Vía Augusta
Alberto Grimaldi
Anatomía de un bostezo
LAS políticas de Napoleón III llevaron a la proclamación del archiduque Maximiliano, hermano de Francisco José, como emperador de Méjico tal día como hoy hace 150 años. Le hicieron creer que lo esperaban con entusiasmo y la verdad fue que, una vez allí, recibió muchos apoyos, incluso de los republicanos y jefes del ejército, y de los liberales, no muy convencidos en principio de la conveniencia de la fundación de un imperio. Hubiera salido bien si los Estados Unidos, terminada la guerra de Secesión, no hacen todo lo posible para hacer un Méjico imposible sujeto a sus intereses, al que ya le había robado extensos territorios. El fusilamiento de Maximiliano tres años después lo hizo simpático en todo el mundo, hasta a los mejicanos. Hacer un mártir es torpeza.
Al matrimonio de Maximiliano y Carlota, hija del rey de Bélgica, hay que acercarse sin prejuicios, pues la maledicencia no ceja ante las personas encumbradas. Se dijo que Maximiliano era hijo de los amores adúlteros de su madre con el duque de Reichstadt, hijo de Napoleón y María Luisa. Queda por ver. La homosexualidad que se le atribuye es la misma que se le achaca a Guillermo III de Inglaterra, al zar Pedro el Grande, a Federico II de Prusia, al káiser Guillermo II, incluso a Alfonso VIII de Castilla, y otros príncipes soldados que le atraían las mujeres para acostarse con ellas, nada más, luego fueron incapaces de frecuentar compañías femeninas, por las que sintieron una especial aversión. La camaradería en un mundo masculino es de siempre y de hoy. Hay fundadas razones para pensar que Maximiliano desatendía a su mujer y que esta cayó en brazos del comandante belga Van Der Smissen. Todo junto es demasiado para ser verdad.

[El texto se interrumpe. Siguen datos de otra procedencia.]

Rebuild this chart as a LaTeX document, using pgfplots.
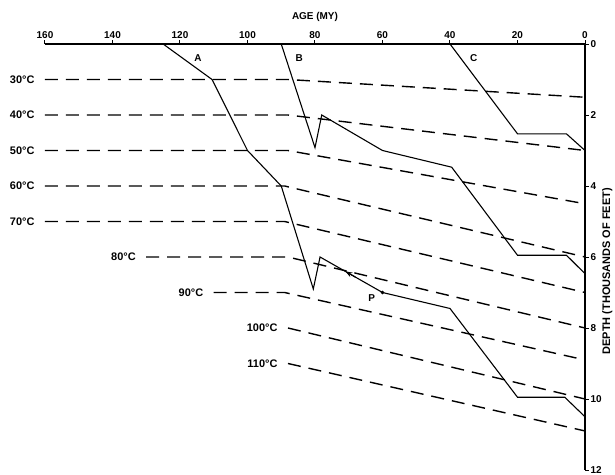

El triste destino de Maximiliano y Carlota no tendría recordatorio sin esta columna, especie de diario que acabará conformando una Crónica General. Una leyenda dice que el fusilamiento fue simulado y que Maximiliano vivió en un lugar secreto de Hispanoamérica muchos años. Napoleón III recibió a la emperatriz Carlota ya en las tinieblas de la locura y no se le ocurrió sino echarse a llorar. La emperatriz sobrevivió a su marido 60 años con la razón perdida, después de ver la caída de Napoleón III, y de otros imperios y reinos tras la guerra del 14, y extinguido el mundo de su juventud. Mantuvo hasta el fin un tierno recuerdo de Maximiliano, a quien le escribía a diario cartas de amor más allá de la muerte. "Amado mío, qué feos son ahora los hombres. Solo tú estas igual."